Ethanol: A Lethal Injection For Tumors (acsh.org)
Scientists have known for some time that ethanol can kill cancer cells, but several limitations held it back from becoming a broadly used treatment. A team at Duke University has recently developed a new type of ethanol solution that can be injected directly into a variety of tumors to potentially offer a new, safe, and cheap form of cancer treatment. From the article: The authors were already aware of a therapy known as ethanol ablation. If ethanol (the type of alcohol found in your favorite adult beverages) is injected into a tumor, it destroys proteins and causes the cells to dehydrate and die. Ethanol ablation is used to treat one type of liver cancer, and its success rate is similar to that of surgery. Better yet, it costs less than $5 per treatment. Ethanol ablation faces several limitations. First, it only works well for tumors that are surrounded by a fibrous capsule. Second, it requires large amounts of ethanol, which can damage nearby tissue as it leaks out. And third, it requires multiple treatments. To overcome these hurdles, the authors mixed ethanol with ethyl cellulose, creating a solution that when injected into the watery environment of a tumor turns into a gel, which remains close to the injection site. After they practiced injecting their solution into imitation tumors (what they called "mechanical phantoms"), the authors turned to a hamster model. The team induced the formation of oral cancer (specifically, squamous cell carcinoma) in hamster cheek pouches by rubbing them with a carcinogen called DMBA. After about 22 weeks, tumors (without capsules) formed. In the control group, tumors were injected with pure ethanol. The results were not good. After seven days, 0 of 5 tumors regressed completely. (Tumors injected with a large amount of ethanol -- four times the volume of the original tumor -- performed better: 4 of 12 regressed completely.) The results for the ethanol gel were far superior. After seven days, 6 of 7 tumors regressed completely. (By the eighth day, all 7 tumors were gone, for a cure rate of 100%.)
If I had terminal cancer I'd take highly experimental over certain death, you're only risk averse when it usually ends well. When it'll end badly you're ready for any "Hail Mary" save. {...} but any reasonable experiment I'd be in on...
Also, from what I've heard (disclaimer: oncology is not my speciality), patient close to the end also tend to have altruistic views :
even if it doesn't end up saving *them personally*, taking an experimental treatment might still help advance the science and who knows who might end up being saved later thank to what was learned by this experimental treatment.
Some are thus happy to save any live, even if it ends up not being their own.

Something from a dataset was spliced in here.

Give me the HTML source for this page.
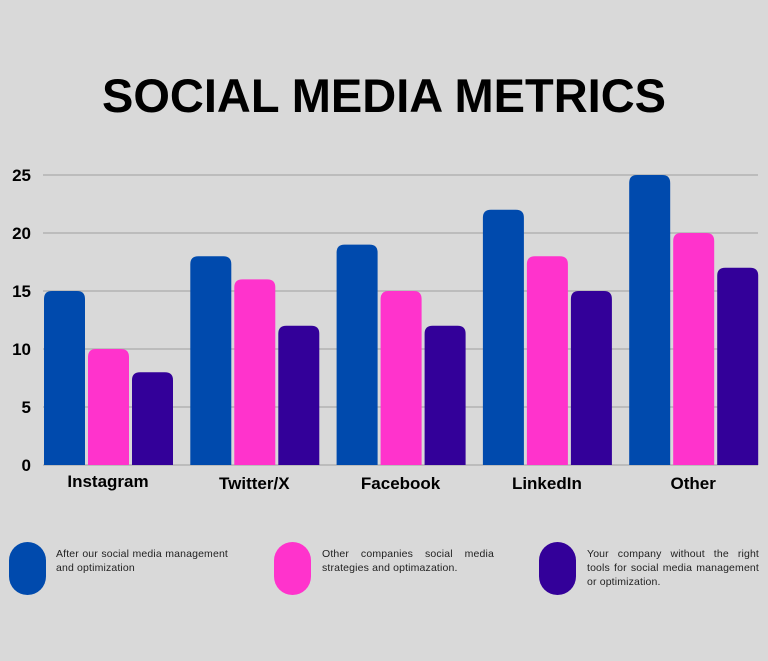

seems like the worst that can happen here is that you get mighty drunk, granted I've had bad hangovers but I'd rather go out drunk as a skunk than wait for the cancer to get me.
The doses needed to be injected without this "gel improvement" are usually massive.
It's not only getting drunk/hangover from what leaks in the general blood stream system.
It's alcohol still being at very high level nearby the tumor and destroying healthy tissue and organs around the tumor
(painful, problematic and potentially dangerous).
Akin to a badly calibrated radiation therapy.
i.e.: you're literally burning the patient in this failure mode (though think "chemical" burn rather than garden variety of fire)
The potential of this gel is similar to what computer modelling helped improve radiation therapy.
Making sure the treatment arrives exactly where it should, and is only working where needed.